• TO BE DONE
Each line in the material below, starting at the one with "Convert this chart to Plotly code." and ending at the one with "y_ticks = [10, 20, 30, 40, 50, 60]", is to be reproduced exactly; no picture is to be copied.

Records from a data source
=-=-=

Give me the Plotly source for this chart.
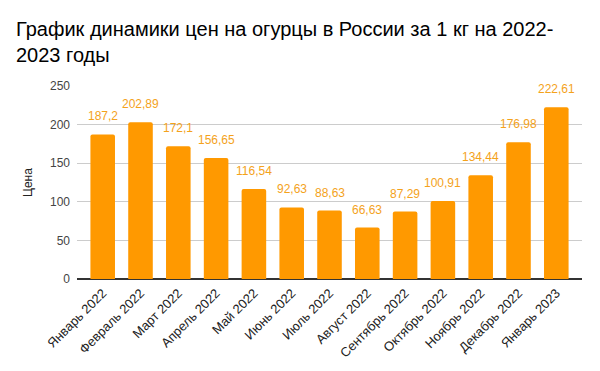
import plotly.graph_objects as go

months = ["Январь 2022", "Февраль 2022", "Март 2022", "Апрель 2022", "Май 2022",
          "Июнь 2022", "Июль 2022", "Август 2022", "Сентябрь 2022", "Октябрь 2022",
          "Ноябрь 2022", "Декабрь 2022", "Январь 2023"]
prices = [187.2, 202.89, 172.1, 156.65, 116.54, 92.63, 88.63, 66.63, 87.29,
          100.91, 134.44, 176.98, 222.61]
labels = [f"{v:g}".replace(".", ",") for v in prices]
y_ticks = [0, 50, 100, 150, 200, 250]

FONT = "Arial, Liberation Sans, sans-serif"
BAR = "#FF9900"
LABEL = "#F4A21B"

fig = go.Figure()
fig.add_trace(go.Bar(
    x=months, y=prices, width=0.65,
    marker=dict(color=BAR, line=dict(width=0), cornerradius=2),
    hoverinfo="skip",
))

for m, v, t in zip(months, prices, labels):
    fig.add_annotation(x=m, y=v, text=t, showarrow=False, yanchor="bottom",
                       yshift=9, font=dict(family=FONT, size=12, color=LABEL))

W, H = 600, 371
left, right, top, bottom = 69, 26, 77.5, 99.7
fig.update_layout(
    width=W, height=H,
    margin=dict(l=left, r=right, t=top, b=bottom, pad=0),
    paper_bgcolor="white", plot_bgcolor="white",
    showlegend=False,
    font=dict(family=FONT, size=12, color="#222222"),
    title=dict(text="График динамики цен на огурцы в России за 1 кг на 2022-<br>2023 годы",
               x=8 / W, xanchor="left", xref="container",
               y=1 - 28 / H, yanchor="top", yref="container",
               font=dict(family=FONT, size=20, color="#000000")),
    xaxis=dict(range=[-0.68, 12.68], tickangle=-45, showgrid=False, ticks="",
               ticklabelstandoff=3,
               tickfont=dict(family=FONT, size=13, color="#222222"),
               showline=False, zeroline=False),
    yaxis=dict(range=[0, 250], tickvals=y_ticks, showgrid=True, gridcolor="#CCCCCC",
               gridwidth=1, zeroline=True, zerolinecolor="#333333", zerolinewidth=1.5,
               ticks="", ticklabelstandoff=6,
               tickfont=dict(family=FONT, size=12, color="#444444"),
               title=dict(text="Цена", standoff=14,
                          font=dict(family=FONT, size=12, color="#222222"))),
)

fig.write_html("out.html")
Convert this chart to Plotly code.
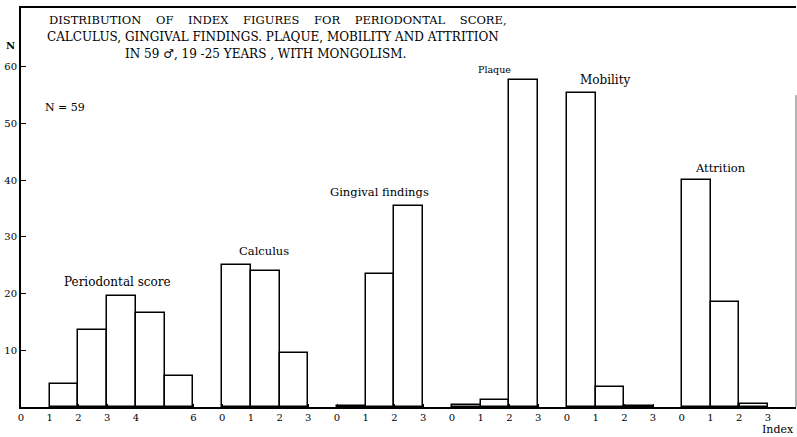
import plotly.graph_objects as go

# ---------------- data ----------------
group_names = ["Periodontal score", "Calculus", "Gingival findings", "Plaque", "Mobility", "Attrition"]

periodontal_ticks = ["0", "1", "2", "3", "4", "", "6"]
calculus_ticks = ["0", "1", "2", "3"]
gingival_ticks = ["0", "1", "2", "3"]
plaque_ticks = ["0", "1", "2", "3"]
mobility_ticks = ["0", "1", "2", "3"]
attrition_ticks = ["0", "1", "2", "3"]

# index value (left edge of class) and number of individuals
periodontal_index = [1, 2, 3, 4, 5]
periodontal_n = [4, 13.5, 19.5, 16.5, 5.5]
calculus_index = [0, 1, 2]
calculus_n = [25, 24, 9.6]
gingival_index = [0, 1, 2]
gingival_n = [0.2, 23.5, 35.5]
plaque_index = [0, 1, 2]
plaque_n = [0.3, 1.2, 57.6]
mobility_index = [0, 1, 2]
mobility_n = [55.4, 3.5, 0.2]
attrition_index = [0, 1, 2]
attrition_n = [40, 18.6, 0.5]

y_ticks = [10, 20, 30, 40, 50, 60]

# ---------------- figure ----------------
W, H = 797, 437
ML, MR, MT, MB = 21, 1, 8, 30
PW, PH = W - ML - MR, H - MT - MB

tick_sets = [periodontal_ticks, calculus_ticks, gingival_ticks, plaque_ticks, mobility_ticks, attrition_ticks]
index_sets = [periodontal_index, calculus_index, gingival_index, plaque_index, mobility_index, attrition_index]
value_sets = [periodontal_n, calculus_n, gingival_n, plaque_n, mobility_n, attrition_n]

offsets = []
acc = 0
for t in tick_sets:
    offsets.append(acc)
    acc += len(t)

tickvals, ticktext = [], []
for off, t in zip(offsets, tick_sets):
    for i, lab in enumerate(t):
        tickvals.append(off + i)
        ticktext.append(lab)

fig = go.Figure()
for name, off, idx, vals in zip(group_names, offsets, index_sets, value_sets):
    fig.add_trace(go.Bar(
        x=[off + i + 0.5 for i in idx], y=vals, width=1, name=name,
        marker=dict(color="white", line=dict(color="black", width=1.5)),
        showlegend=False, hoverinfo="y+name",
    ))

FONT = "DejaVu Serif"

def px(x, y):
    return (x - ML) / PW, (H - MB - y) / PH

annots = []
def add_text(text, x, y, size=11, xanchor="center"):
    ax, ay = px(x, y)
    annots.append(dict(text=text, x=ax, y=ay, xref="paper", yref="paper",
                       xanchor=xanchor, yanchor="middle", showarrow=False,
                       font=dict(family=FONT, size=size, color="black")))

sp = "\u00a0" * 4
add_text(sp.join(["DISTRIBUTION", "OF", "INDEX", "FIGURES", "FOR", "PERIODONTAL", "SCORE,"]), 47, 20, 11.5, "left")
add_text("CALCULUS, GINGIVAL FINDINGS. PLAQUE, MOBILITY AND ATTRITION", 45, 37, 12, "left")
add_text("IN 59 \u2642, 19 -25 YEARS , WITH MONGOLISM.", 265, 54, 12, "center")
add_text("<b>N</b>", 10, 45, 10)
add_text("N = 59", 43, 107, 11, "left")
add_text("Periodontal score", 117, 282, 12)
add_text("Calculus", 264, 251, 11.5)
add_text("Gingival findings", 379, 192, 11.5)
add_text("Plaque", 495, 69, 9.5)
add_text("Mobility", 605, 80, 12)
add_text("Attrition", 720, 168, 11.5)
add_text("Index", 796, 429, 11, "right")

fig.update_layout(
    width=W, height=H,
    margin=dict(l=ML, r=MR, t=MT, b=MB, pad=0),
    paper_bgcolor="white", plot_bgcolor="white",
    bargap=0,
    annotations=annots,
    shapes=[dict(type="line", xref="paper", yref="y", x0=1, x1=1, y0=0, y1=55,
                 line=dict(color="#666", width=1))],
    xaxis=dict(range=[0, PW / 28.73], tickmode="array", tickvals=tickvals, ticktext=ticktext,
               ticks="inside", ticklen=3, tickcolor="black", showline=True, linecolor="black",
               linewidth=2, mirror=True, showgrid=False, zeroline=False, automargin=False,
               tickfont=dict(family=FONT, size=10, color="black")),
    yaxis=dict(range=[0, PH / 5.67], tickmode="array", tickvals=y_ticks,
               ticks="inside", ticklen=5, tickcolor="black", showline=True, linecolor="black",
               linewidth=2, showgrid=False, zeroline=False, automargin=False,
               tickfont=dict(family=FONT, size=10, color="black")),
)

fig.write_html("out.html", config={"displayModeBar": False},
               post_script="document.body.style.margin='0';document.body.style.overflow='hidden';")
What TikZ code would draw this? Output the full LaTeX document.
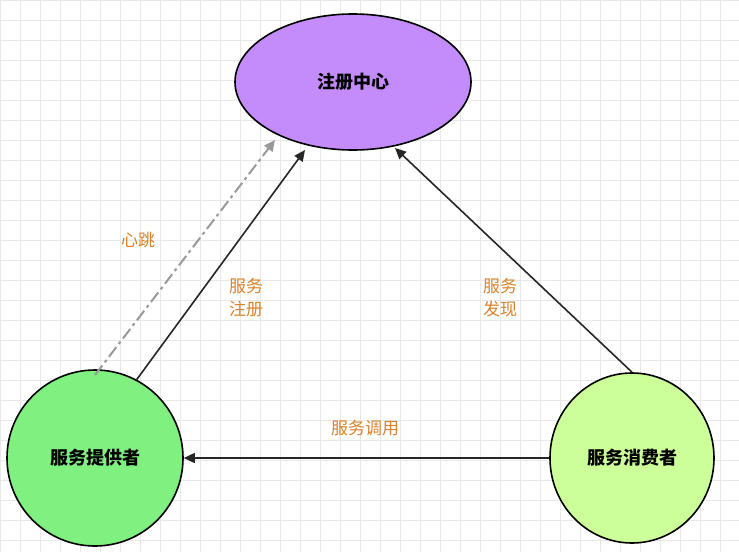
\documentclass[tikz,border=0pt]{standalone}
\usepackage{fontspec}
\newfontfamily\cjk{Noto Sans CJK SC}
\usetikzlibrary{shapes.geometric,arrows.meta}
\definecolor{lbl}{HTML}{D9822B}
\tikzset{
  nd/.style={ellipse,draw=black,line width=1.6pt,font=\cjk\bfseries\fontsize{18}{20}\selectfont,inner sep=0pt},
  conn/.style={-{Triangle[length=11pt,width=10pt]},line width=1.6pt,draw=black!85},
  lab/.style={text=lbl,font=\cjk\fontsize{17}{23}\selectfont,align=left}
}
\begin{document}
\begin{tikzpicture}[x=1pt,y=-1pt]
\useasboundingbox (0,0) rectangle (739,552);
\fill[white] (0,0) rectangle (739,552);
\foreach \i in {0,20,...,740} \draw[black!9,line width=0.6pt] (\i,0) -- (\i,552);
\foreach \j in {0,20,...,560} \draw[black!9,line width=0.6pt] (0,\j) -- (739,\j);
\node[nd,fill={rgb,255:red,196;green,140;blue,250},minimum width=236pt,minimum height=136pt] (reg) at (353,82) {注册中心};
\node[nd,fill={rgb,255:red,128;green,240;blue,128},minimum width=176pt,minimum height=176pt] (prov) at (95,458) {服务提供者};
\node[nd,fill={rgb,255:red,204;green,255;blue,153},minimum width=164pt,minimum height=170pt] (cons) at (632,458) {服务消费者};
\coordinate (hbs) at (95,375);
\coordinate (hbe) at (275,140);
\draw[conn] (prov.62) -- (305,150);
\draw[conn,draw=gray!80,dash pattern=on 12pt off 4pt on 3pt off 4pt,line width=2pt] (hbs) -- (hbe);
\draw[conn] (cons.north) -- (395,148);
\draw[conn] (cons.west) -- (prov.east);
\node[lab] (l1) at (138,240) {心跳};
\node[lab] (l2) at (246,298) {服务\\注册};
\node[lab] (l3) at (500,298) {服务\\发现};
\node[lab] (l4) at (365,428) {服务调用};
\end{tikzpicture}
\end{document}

=-=-=

• EXPECTED ANSWER
Convert this chart to Plotly code.
import plotly.graph_objects as go

# ---------------- data ----------------
group_names = ["Periodontal score", "Calculus", "Gingival findings", "Plaque", "Mobility", "Attrition"]

periodontal_ticks = ["0", "1", "2", "3", "4", "", "6"]
calculus_ticks = ["0", "1", "2", "3"]
gingival_ticks = ["0", "1", "2", "3"]
plaque_ticks = ["0", "1", "2", "3"]
mobility_ticks = ["0", "1", "2", "3"]
attrition_ticks = ["0", "1", "2", "3"]

# index value (left edge of class) and number of individuals
periodontal_index = [1, 2, 3, 4, 5]
periodontal_n = [4, 13.5, 19.5, 16.5, 5.5]
calculus_index = [0, 1, 2]
calculus_n = [25, 24, 9.6]
gingival_index = [0, 1, 2]
gingival_n = [0.2, 23.5, 35.5]
plaque_index = [0, 1, 2]
plaque_n = [0.3, 1.2, 57.6]
mobility_index = [0, 1, 2]
mobility_n = [55.4, 3.5, 0.2]
attrition_index = [0, 1, 2]
attrition_n = [40, 18.6, 0.5]

y_ticks = [10, 20, 30, 40, 50, 60]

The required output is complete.